#### DATA ROWS

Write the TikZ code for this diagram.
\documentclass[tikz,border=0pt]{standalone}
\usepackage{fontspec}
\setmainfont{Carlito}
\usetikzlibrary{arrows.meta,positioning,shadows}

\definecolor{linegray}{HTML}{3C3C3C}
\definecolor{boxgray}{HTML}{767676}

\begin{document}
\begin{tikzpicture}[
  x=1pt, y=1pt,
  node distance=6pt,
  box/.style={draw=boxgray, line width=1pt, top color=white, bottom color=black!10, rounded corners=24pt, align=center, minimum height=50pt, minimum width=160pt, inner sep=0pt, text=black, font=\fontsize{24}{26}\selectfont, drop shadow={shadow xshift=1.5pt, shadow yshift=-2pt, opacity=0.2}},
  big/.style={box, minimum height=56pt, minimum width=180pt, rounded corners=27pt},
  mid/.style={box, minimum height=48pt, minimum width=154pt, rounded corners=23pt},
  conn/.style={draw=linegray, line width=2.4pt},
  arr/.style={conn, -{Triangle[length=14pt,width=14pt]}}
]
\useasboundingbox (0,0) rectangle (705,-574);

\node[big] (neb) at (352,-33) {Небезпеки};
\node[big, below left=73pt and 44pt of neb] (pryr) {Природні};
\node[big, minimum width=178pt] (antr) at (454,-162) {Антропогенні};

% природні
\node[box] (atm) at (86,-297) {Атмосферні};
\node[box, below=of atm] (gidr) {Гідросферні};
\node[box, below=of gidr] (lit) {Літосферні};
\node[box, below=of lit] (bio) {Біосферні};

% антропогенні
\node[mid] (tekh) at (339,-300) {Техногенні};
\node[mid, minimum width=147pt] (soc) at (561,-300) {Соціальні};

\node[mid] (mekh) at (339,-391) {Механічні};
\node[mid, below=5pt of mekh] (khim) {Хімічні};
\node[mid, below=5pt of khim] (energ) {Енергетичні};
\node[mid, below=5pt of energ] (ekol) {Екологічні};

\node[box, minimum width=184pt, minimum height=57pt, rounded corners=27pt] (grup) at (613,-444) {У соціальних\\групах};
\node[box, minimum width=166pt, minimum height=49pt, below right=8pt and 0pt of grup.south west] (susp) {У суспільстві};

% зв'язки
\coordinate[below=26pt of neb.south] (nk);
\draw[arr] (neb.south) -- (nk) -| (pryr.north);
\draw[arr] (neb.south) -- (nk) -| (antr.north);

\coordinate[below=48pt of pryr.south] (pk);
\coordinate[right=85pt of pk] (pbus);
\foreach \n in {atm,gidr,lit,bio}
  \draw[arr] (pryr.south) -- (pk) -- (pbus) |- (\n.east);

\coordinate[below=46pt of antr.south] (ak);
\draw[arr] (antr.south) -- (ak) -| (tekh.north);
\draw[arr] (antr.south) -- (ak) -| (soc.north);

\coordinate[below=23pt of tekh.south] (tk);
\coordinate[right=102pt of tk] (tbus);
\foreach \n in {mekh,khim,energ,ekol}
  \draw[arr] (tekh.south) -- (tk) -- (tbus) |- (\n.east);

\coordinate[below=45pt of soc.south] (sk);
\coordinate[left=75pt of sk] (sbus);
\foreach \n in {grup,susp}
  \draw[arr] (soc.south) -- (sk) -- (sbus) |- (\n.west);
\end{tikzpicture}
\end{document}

########
#### DATA ROWS

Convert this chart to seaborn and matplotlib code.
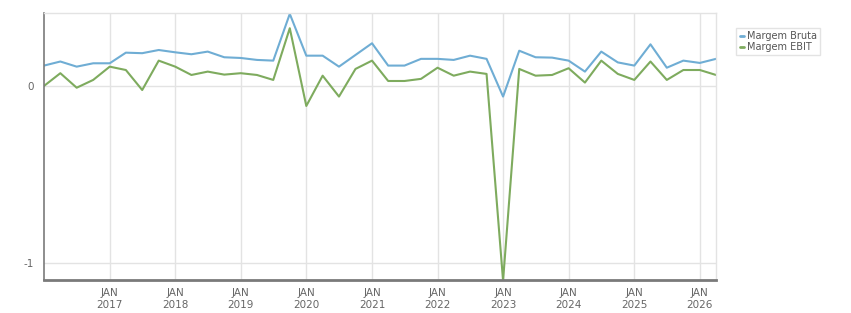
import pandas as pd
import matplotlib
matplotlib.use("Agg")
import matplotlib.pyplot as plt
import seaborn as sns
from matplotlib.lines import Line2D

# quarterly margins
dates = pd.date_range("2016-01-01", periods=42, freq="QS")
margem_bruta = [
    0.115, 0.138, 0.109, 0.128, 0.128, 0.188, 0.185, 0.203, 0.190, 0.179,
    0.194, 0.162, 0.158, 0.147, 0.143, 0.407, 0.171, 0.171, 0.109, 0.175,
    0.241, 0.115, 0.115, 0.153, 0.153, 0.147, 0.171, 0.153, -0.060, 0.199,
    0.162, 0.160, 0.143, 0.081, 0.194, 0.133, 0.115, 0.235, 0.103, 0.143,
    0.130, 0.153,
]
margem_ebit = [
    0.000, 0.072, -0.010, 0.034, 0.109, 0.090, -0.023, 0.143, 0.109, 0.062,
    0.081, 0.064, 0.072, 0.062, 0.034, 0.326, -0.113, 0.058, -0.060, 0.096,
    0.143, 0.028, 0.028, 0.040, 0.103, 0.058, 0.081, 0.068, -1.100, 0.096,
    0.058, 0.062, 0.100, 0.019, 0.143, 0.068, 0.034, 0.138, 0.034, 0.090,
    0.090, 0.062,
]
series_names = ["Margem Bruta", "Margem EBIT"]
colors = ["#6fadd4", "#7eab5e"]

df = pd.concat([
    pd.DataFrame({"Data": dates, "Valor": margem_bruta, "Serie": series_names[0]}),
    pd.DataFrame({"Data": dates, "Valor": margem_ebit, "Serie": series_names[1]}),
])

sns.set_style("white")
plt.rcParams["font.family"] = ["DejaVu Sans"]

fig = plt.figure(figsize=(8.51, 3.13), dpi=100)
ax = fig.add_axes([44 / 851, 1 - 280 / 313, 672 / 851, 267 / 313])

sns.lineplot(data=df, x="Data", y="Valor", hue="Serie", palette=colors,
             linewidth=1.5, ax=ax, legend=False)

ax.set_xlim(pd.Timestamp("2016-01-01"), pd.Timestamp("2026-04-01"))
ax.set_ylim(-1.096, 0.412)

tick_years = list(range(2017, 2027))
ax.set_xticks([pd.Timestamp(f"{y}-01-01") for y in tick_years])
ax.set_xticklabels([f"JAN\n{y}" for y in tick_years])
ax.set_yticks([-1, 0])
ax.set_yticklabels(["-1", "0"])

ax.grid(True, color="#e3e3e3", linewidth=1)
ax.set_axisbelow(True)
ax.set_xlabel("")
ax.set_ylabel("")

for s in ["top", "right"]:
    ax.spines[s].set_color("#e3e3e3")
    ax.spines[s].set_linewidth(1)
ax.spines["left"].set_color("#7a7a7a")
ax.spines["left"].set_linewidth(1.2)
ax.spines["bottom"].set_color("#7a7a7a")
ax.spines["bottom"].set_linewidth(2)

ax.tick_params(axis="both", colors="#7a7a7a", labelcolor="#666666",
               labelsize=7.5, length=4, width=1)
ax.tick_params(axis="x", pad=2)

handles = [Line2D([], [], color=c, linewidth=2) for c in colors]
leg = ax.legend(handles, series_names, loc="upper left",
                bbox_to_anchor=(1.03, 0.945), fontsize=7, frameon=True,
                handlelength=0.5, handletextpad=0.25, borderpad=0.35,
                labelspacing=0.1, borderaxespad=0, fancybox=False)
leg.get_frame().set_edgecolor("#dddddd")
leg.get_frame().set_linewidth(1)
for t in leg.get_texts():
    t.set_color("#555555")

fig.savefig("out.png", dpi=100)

########

= SHORT EXERCISE =
Your task is to transcribe exactly the lines starting at the line that contains "Convert this chart" and ending at the line that contains "from matplotlib.lines import Line2D", both included. Leave out the pictures.

= TASK OUTPUT =
Convert this chart to seaborn and matplotlib code.
import pandas as pd
import matplotlib
matplotlib.use("Agg")
import matplotlib.pyplot as plt
import seaborn as sns
from matplotlib.lines import Line2D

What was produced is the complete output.